#### INSTRUCTIONS TO FOLLOW:
Go through the data and copy every line exactly, but not the images.

===============

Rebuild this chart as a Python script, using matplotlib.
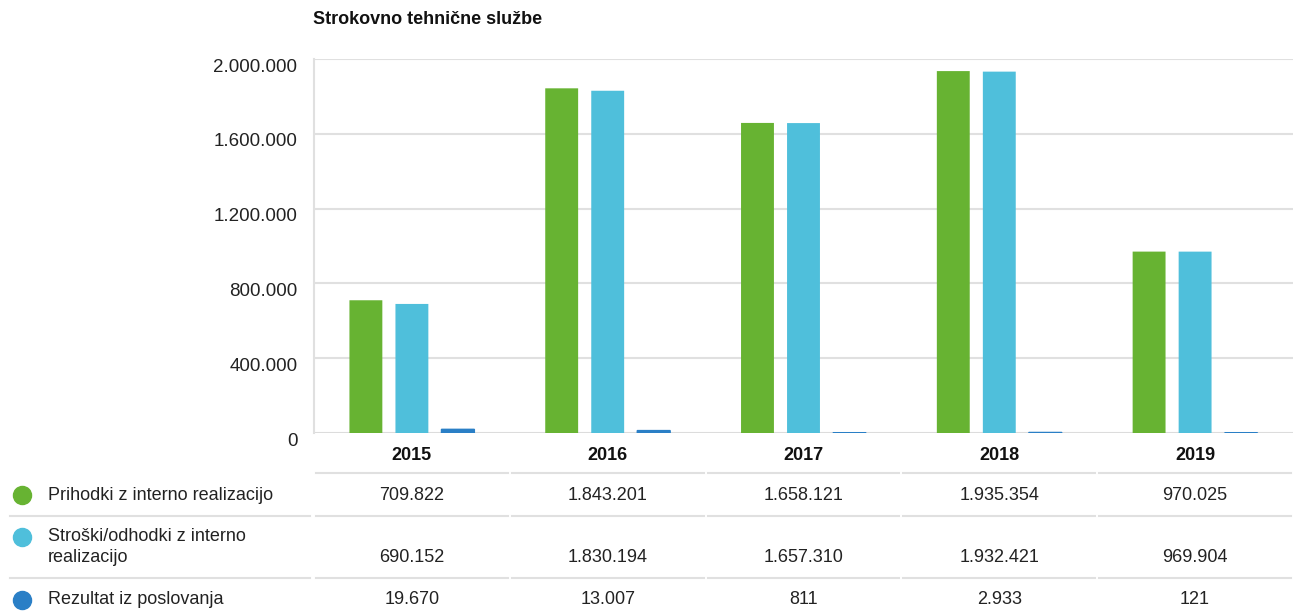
import matplotlib
matplotlib.use("Agg")
import matplotlib.pyplot as plt
import matplotlib.transforms as mtransforms
from matplotlib.lines import Line2D
import numpy as np

plt.rcParams['font.family'] = ['Liberation Sans', 'DejaVu Sans']

years = ['2015', '2016', '2017', '2018', '2019']
series_names = ['Prihodki z interno realizacijo',
                'Stroški/odhodki z interno\nrealizacijo',
                'Rezultat iz poslovanja']
prihodki = [709822, 1843201, 1658121, 1935354, 970025]
stroski = [690152, 1830194, 1657310, 1932421, 969904]
rezultat = [19670, 13007, 811, 2933, 121]
colors = ['#67b332', '#4fbfdb', '#2a7fc6']
yticks = [0, 400000, 800000, 1200000, 1600000, 2000000]

W, H = 1293, 612


def fmt(v):
    return f"{v:,}".replace(",", ".")


def fy(py):
    # pixel row from top -> figure fraction
    return 1 - py / H


fig = plt.figure(figsize=(W / 100, H / 100), dpi=100)
ax = fig.add_axes([314 / W, fy(433), (W - 314) / W, (433 - 59) / H])

x = np.arange(len(years))
bw = 0.168
step = 0.235
for i, vals in enumerate([prihodki, stroski, rezultat]):
    # thin edge on the small series so near-zero bars still show as a line
    lw = 1.0 if i == 2 else 0
    ax.bar(x + (i - 1) * step, vals, width=bw, color=colors[i],
           edgecolor=colors[i], linewidth=lw, zorder=3, snap=False)

ax.set_xlim(-0.5, len(years) - 0.5)
ax.set_ylim(0, 2000000)
ax.set_yticks(yticks)
ax.set_yticklabels([fmt(v) for v in yticks], fontsize=13.5, color='#222222')
ax.tick_params(axis='y', length=0, pad=12)
ax.set_xticks([])
off = mtransforms.ScaledTranslation(0, -6 / 100, fig.dpi_scale_trans)
for lab in ax.get_yticklabels():
    lab.set_transform(lab.get_transform() + off)

ax.grid(axis='y', color='#e0e0e0', linewidth=1.5, zorder=0)
for s in ['top', 'right', 'bottom']:
    ax.spines[s].set_visible(False)
ax.spines['left'].set_color('#e0e0e0')
ax.spines['left'].set_linewidth(1.5)
ax.axhline(0, color='#dcdcdc', linewidth=2, zorder=2)

fig.text(313 / W, fy(20), 'Strokovno tehnične službe', fontsize=13,
         fontweight='bold', ha='left', va='center', color='#111111')

# table under the chart
tr = mtransforms.blended_transform_factory(ax.transData, fig.transFigure)
for i, yr in enumerate(years):
    fig.text(x[i], fy(456), yr, transform=tr, ha='center', va='center',
             fontsize=13, fontweight='bold', color='#111111')

row_y = [495, 558, 600]
label_y = [495, 547, 600]
dot_y = [495, 537, 600]
data = [prihodki, stroski, rezultat]
for r in range(3):
    fig.add_artist(Line2D([22 / W], [fy(dot_y[r])], marker='o', markersize=13,
                          color=colors[r], transform=fig.transFigure))
    fig.text(48 / W, fy(label_y[r]), series_names[r], fontsize=13,
             ha='left', va='center', color='#222222', linespacing=1.3)
    for i in range(len(years)):
        fig.text(x[i], fy(row_y[r]), fmt(data[r][i]), transform=tr,
                 ha='center', va='center', fontsize=13, color='#222222')

# separator lines
for py in [473, 516, 578]:
    for i in range(len(years)):
        fig.add_artist(Line2D([x[i] - 0.49, x[i] + 0.49], [fy(py), fy(py)],
                              color='#e0e0e0', linewidth=1.5, transform=tr))
    if py != 473:
        fig.add_artist(Line2D([10 / W, 310 / W], [fy(py), fy(py)],
                              color='#e0e0e0', linewidth=1.5,
                              transform=fig.transFigure))

fig.savefig('out.png', dpi=100)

===============

#### EXPECTED OUTPUT:
Rebuild this chart as a Python script, using matplotlib.
import matplotlib
matplotlib.use("Agg")
import matplotlib.pyplot as plt
import matplotlib.transforms as mtransforms
from matplotlib.lines import Line2D
import numpy as np

plt.rcParams['font.family'] = ['Liberation Sans', 'DejaVu Sans']

years = ['2015', '2016', '2017', '2018', '2019']
series_names = ['Prihodki z interno realizacijo',
                'Stroški/odhodki z interno\nrealizacijo',
                'Rezultat iz poslovanja']
prihodki = [709822, 1843201, 1658121, 1935354, 970025]
stroski = [690152, 1830194, 1657310, 1932421, 969904]
rezultat = [19670, 13007, 811, 2933, 121]
colors = ['#67b332', '#4fbfdb', '#2a7fc6']
yticks = [0, 400000, 800000, 1200000, 1600000, 2000000]

W, H = 1293, 612


def fmt(v):
    return f"{v:,}".replace(",", ".")


def fy(py):
    # pixel row from top -> figure fraction
    return 1 - py / H


fig = plt.figure(figsize=(W / 100, H / 100), dpi=100)
ax = fig.add_axes([314 / W, fy(433), (W - 314) / W, (433 - 59) / H])

x = np.arange(len(years))
bw = 0.168
step = 0.235
for i, vals in enumerate([prihodki, stroski, rezultat]):
    # thin edge on the small series so near-zero bars still show as a line
    lw = 1.0 if i == 2 else 0
    ax.bar(x + (i - 1) * step, vals, width=bw, color=colors[i],
           edgecolor=colors[i], linewidth=lw, zorder=3, snap=False)

ax.set_xlim(-0.5, len(years) - 0.5)
ax.set_ylim(0, 2000000)
ax.set_yticks(yticks)
ax.set_yticklabels([fmt(v) for v in yticks], fontsize=13.5, color='#222222')
ax.tick_params(axis='y', length=0, pad=12)
ax.set_xticks([])
off = mtransforms.ScaledTranslation(0, -6 / 100, fig.dpi_scale_trans)
for lab in ax.get_yticklabels():
    lab.set_transform(lab.get_transform() + off)

ax.grid(axis='y', color='#e0e0e0', linewidth=1.5, zorder=0)
for s in ['top', 'right', 'bottom']:
    ax.spines[s].set_visible(False)
ax.spines['left'].set_color('#e0e0e0')
ax.spines['left'].set_linewidth(1.5)
ax.axhline(0, color='#dcdcdc', linewidth=2, zorder=2)

fig.text(313 / W, fy(20), 'Strokovno tehnične službe', fontsize=13,
         fontweight='bold', ha='left', va='center', color='#111111')

# table under the chart
tr = mtransforms.blended_transform_factory(ax.transData, fig.transFigure)
for i, yr in enumerate(years):
    fig.text(x[i], fy(456), yr, transform=tr, ha='center', va='center',
             fontsize=13, fontweight='bold', color='#111111')

row_y = [495, 558, 600]
label_y = [495, 547, 600]
dot_y = [495, 537, 600]
data = [prihodki, stroski, rezultat]
for r in range(3):
    fig.add_artist(Line2D([22 / W], [fy(dot_y[r])], marker='o', markersize=13,
                          color=colors[r], transform=fig.transFigure))
    fig.text(48 / W, fy(label_y[r]), series_names[r], fontsize=13,
             ha='left', va='center', color='#222222', linespacing=1.3)
    for i in range(len(years)):
        fig.text(x[i], fy(row_y[r]), fmt(data[r][i]), transform=tr,
                 ha='center', va='center', fontsize=13, color='#222222')

# separator lines
for py in [473, 516, 578]:
    for i in range(len(years)):
        fig.add_artist(Line2D([x[i] - 0.49, x[i] + 0.49], [fy(py), fy(py)],
                              color='#e0e0e0', linewidth=1.5, transform=tr))
    if py != 473:
        fig.add_artist(Line2D([10 / W, 310 / W], [fy(py), fy(py)],
                              color='#e0e0e0', linewidth=1.5,
                              transform=fig.transFigure))

fig.savefig('out.png', dpi=100)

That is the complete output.